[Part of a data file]
################
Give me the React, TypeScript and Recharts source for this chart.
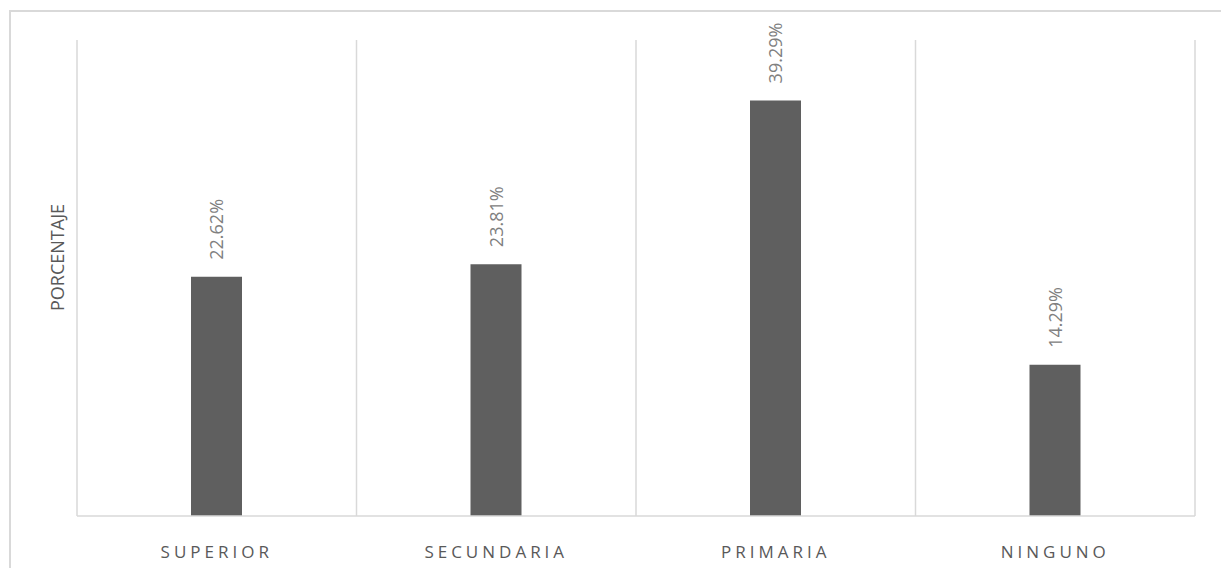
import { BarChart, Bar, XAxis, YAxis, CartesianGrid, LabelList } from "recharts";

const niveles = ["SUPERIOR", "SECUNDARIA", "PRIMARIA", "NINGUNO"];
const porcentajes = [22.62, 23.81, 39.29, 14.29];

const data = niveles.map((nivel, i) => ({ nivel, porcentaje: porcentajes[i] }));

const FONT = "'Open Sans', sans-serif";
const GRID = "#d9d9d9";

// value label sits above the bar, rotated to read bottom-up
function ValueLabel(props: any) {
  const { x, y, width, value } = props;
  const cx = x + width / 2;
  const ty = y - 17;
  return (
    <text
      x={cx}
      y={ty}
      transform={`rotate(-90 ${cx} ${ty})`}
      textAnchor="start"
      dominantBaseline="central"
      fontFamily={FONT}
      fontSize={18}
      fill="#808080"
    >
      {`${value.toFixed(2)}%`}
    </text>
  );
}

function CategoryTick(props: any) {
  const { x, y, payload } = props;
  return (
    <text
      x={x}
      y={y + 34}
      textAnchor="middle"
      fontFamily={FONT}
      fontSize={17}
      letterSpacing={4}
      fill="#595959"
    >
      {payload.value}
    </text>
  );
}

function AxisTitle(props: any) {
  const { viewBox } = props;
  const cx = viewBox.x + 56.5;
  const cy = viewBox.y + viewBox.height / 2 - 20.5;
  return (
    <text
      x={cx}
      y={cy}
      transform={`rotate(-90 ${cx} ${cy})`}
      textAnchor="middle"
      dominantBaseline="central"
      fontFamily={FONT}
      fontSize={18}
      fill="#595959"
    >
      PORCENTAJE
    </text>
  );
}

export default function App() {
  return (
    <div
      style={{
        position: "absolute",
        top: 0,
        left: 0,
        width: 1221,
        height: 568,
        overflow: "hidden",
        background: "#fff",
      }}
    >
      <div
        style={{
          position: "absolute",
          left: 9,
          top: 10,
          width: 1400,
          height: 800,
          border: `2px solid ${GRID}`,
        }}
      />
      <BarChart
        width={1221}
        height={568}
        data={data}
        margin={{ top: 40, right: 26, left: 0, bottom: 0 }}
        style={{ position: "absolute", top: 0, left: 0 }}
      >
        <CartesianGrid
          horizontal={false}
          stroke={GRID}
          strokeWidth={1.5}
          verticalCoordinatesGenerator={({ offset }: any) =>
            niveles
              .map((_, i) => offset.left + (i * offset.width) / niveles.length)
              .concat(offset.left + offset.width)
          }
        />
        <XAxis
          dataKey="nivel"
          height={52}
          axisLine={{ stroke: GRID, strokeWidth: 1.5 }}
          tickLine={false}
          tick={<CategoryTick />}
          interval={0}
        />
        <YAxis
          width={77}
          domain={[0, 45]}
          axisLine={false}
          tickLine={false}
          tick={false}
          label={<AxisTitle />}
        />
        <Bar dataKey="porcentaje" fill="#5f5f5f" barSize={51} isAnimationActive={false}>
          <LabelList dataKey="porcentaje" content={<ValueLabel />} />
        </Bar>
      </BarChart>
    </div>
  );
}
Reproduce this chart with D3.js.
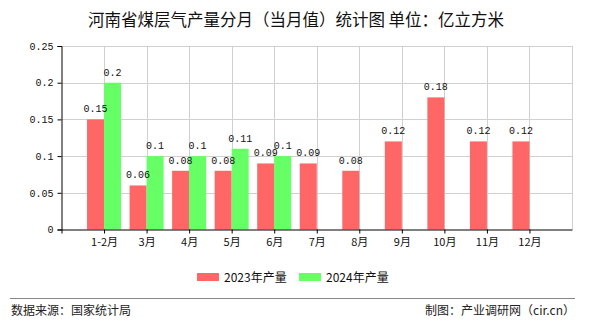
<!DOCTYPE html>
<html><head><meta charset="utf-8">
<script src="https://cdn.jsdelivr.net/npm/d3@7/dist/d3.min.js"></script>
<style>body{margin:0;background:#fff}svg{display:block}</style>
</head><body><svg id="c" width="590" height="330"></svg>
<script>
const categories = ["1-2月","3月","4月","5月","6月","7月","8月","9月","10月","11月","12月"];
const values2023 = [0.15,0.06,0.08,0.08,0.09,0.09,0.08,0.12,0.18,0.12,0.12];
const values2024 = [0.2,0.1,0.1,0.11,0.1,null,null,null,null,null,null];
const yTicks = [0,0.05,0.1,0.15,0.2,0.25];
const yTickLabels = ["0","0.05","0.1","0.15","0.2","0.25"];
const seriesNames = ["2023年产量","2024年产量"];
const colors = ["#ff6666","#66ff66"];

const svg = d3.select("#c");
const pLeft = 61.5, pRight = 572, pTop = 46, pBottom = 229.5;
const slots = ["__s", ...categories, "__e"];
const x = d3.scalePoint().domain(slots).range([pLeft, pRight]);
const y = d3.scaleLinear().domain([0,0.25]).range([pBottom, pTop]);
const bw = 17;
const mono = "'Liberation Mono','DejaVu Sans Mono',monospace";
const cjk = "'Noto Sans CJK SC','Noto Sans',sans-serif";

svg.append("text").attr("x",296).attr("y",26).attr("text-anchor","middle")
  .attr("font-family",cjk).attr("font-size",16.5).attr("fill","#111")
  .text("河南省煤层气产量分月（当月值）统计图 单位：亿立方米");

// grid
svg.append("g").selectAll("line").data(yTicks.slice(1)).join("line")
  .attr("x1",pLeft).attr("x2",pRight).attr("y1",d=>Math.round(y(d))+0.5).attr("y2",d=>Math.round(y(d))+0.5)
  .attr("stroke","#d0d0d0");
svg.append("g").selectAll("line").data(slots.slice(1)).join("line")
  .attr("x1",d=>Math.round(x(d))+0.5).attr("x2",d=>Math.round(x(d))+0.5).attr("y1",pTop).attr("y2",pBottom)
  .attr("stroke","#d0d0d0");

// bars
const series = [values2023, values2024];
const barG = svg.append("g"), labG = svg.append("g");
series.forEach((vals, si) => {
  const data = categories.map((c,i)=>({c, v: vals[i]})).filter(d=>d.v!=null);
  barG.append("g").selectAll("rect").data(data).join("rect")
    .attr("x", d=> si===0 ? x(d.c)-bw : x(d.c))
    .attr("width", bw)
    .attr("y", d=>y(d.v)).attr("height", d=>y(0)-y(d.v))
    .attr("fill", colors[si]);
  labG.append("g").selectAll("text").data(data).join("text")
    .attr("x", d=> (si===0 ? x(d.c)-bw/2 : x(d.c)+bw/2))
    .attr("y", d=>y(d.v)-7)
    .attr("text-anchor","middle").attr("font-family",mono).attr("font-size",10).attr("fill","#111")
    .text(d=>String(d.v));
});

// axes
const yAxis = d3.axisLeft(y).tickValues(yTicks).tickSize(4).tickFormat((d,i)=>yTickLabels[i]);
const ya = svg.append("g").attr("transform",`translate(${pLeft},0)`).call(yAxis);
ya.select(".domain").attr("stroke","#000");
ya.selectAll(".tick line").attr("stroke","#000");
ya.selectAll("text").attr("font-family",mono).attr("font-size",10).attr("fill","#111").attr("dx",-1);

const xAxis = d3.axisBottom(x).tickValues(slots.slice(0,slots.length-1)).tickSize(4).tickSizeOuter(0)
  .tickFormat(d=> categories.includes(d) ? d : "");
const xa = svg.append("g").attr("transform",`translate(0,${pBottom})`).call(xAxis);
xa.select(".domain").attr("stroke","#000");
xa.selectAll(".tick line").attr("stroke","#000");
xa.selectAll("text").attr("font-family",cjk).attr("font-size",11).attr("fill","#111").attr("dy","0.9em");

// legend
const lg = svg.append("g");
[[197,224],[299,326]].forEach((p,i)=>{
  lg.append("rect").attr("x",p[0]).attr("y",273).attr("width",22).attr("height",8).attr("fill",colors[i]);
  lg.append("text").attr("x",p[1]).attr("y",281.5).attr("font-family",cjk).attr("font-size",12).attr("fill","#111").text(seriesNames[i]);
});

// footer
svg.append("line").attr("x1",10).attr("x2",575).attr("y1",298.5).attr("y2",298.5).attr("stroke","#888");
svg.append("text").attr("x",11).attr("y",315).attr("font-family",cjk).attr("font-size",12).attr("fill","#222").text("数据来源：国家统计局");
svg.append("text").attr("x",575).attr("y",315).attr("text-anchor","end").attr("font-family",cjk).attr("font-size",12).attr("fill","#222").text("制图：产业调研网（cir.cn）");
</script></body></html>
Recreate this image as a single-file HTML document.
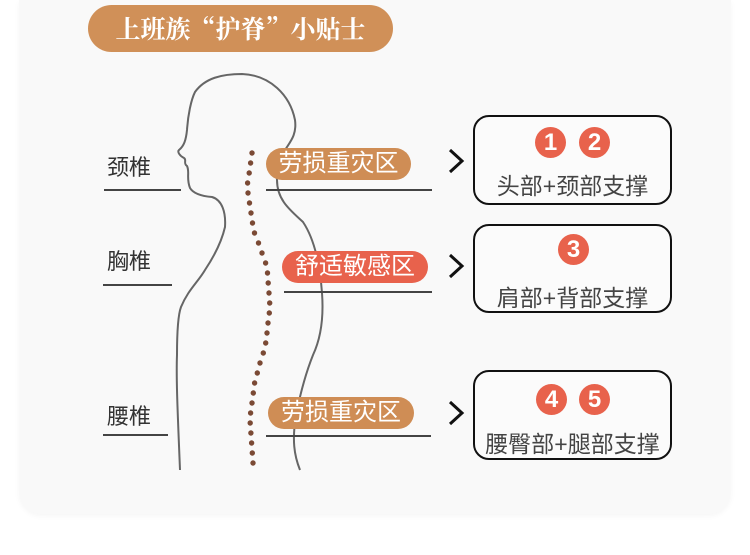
################
» Short task: Repeat the entries exactly. Pictures are excluded from the copy.

» Complete output:
Give me the React, TypeScript and Recharts source for this chart.
import { BarChart, Bar, XAxis, YAxis, CartesianGrid, LabelList } from "recharts";

const niveles = ["SUPERIOR", "SECUNDARIA", "PRIMARIA", "NINGUNO"];
const porcentajes = [22.62, 23.81, 39.29, 14.29];

const data = niveles.map((nivel, i) => ({ nivel, porcentaje: porcentajes[i] }));

const FONT = "'Open Sans', sans-serif";
const GRID = "#d9d9d9";

// value label sits above the bar, rotated to read bottom-up
function ValueLabel(props: any) {
  const { x, y, width, value } = props;
  const cx = x + width / 2;
  const ty = y - 17;
  return (
    <text
      x={cx}
      y={ty}
      transform={`rotate(-90 ${cx} ${ty})`}
      textAnchor="start"
      dominantBaseline="central"
      fontFamily={FONT}
      fontSize={18}
      fill="#808080"
    >
      {`${value.toFixed(2)}%`}
    </text>
  );
}

function CategoryTick(props: any) {
  const { x, y, payload } = props;
  return (
    <text
      x={x}
      y={y + 34}
      textAnchor="middle"
      fontFamily={FONT}
      fontSize={17}
      letterSpacing={4}
      fill="#595959"
    >
      {payload.value}
    </text>
  );
}

function AxisTitle(props: any) {
  const { viewBox } = props;
  const cx = viewBox.x + 56.5;
  const cy = viewBox.y + viewBox.height / 2 - 20.5;
  return (
    <text
      x={cx}
      y={cy}
      transform={`rotate(-90 ${cx} ${cy})`}
      textAnchor="middle"
      dominantBaseline="central"
      fontFamily={FONT}
      fontSize={18}
      fill="#595959"
    >
      PORCENTAJE
    </text>
  );
}

export default function App() {
  return (
    <div
      style={{
        position: "absolute",
        top: 0,
        left: 0,
        width: 1221,
        height: 568,
        overflow: "hidden",
        background: "#fff",
      }}
    >
      <div
        style={{
          position: "absolute",
          left: 9,
          top: 10,
          width: 1400,
          height: 800,
          border: `2px solid ${GRID}`,
        }}
      />
      <BarChart
        width={1221}
        height={568}
        data={data}
        margin={{ top: 40, right: 26, left: 0, bottom: 0 }}
        style={{ position: "absolute", top: 0, left: 0 }}
      >
        <CartesianGrid
          horizontal={false}
          stroke={GRID}
          strokeWidth={1.5}
          verticalCoordinatesGenerator={({ offset }: any) =>
            niveles
              .map((_, i) => offset.left + (i * offset.width) / niveles.length)
              .concat(offset.left + offset.width)
          }
        />
        <XAxis
          dataKey="nivel"
          height={52}
          axisLine={{ stroke: GRID, strokeWidth: 1.5 }}
          tickLine={false}
          tick={<CategoryTick />}
          interval={0}
        />
        <YAxis
          width={77}
          domain={[0, 45]}
          axisLine={false}
          tickLine={false}
          tick={false}
          label={<AxisTitle />}
        />
        <Bar dataKey="porcentaje" fill="#5f5f5f" barSize={51} isAnimationActive={false}>
          <LabelList dataKey="porcentaje" content={<ValueLabel />} />
        </Bar>
      </BarChart>
    </div>
  );
}
Reproduce this chart with D3.js.
<!DOCTYPE html>
<html><head><meta charset="utf-8">
<script src="https://cdn.jsdelivr.net/npm/d3@7/dist/d3.min.js"></script>
<style>body{margin:0;background:#fff}svg{display:block}</style>
</head><body><svg id="c" width="590" height="330"></svg>
<script>
const categories = ["1-2月","3月","4月","5月","6月","7月","8月","9月","10月","11月","12月"];
const values2023 = [0.15,0.06,0.08,0.08,0.09,0.09,0.08,0.12,0.18,0.12,0.12];
const values2024 = [0.2,0.1,0.1,0.11,0.1,null,null,null,null,null,null];
const yTicks = [0,0.05,0.1,0.15,0.2,0.25];
const yTickLabels = ["0","0.05","0.1","0.15","0.2","0.25"];
const seriesNames = ["2023年产量","2024年产量"];
const colors = ["#ff6666","#66ff66"];

const svg = d3.select("#c");
const pLeft = 61.5, pRight = 572, pTop = 46, pBottom = 229.5;
const slots = ["__s", ...categories, "__e"];
const x = d3.scalePoint().domain(slots).range([pLeft, pRight]);
const y = d3.scaleLinear().domain([0,0.25]).range([pBottom, pTop]);
const bw = 17;
const mono = "'Liberation Mono','DejaVu Sans Mono',monospace";
const cjk = "'Noto Sans CJK SC','Noto Sans',sans-serif";

svg.append("text").attr("x",296).attr("y",26).attr("text-anchor","middle")
  .attr("font-family",cjk).attr("font-size",16.5).attr("fill","#111")
  .text("河南省煤层气产量分月（当月值）统计图 单位：亿立方米");

// grid
svg.append("g").selectAll("line").data(yTicks.slice(1)).join("line")
  .attr("x1",pLeft).attr("x2",pRight).attr("y1",d=>Math.round(y(d))+0.5).attr("y2",d=>Math.round(y(d))+0.5)
  .attr("stroke","#d0d0d0");
svg.append("g").selectAll("line").data(slots.slice(1)).join("line")
  .attr("x1",d=>Math.round(x(d))+0.5).attr("x2",d=>Math.round(x(d))+0.5).attr("y1",pTop).attr("y2",pBottom)
  .attr("stroke","#d0d0d0");

// bars
const series = [values2023, values2024];
const barG = svg.append("g"), labG = svg.append("g");
series.forEach((vals, si) => {
  const data = categories.map((c,i)=>({c, v: vals[i]})).filter(d=>d.v!=null);
  barG.append("g").selectAll("rect").data(data).join("rect")
    .attr("x", d=> si===0 ? x(d.c)-bw : x(d.c))
    .attr("width", bw)
    .attr("y", d=>y(d.v)).attr("height", d=>y(0)-y(d.v))
    .attr("fill", colors[si]);
  labG.append("g").selectAll("text").data(data).join("text")
    .attr("x", d=> (si===0 ? x(d.c)-bw/2 : x(d.c)+bw/2))
    .attr("y", d=>y(d.v)-7)
    .attr("text-anchor","middle").attr("font-family",mono).attr("font-size",10).attr("fill","#111")
    .text(d=>String(d.v));
});

// axes
const yAxis = d3.axisLeft(y).tickValues(yTicks).tickSize(4).tickFormat((d,i)=>yTickLabels[i]);
const ya = svg.append("g").attr("transform",`translate(${pLeft},0)`).call(yAxis);
ya.select(".domain").attr("stroke","#000");
ya.selectAll(".tick line").attr("stroke","#000");
ya.selectAll("text").attr("font-family",mono).attr("font-size",10).attr("fill","#111").attr("dx",-1);

const xAxis = d3.axisBottom(x).tickValues(slots.slice(0,slots.length-1)).tickSize(4).tickSizeOuter(0)
  .tickFormat(d=> categories.includes(d) ? d : "");
const xa = svg.append("g").attr("transform",`translate(0,${pBottom})`).call(xAxis);
xa.select(".domain").attr("stroke","#000");
xa.selectAll(".tick line").attr("stroke","#000");
xa.selectAll("text").attr("font-family",cjk).attr("font-size",11).attr("fill","#111").attr("dy","0.9em");

// legend
const lg = svg.append("g");
[[197,224],[299,326]].forEach((p,i)=>{
  lg.append("rect").attr("x",p[0]).attr("y",273).attr("width",22).attr("height",8).attr("fill",colors[i]);
  lg.append("text").attr("x",p[1]).attr("y",281.5).attr("font-family",cjk).attr("font-size",12).attr("fill","#111").text(seriesNames[i]);
});

// footer
svg.append("line").attr("x1",10).attr("x2",575).attr("y1",298.5).attr("y2",298.5).attr("stroke","#888");
svg.append("text").attr("x",11).attr("y",315).attr("font-family",cjk).attr("font-size",12).attr("fill","#222").text("数据来源：国家统计局");
svg.append("text").attr("x",575).attr("y",315).attr("text-anchor","end").attr("font-family",cjk).attr("font-size",12).attr("fill","#222").text("制图：产业调研网（cir.cn）");
</script></body></html>
Recreate this image as a single-file HTML document.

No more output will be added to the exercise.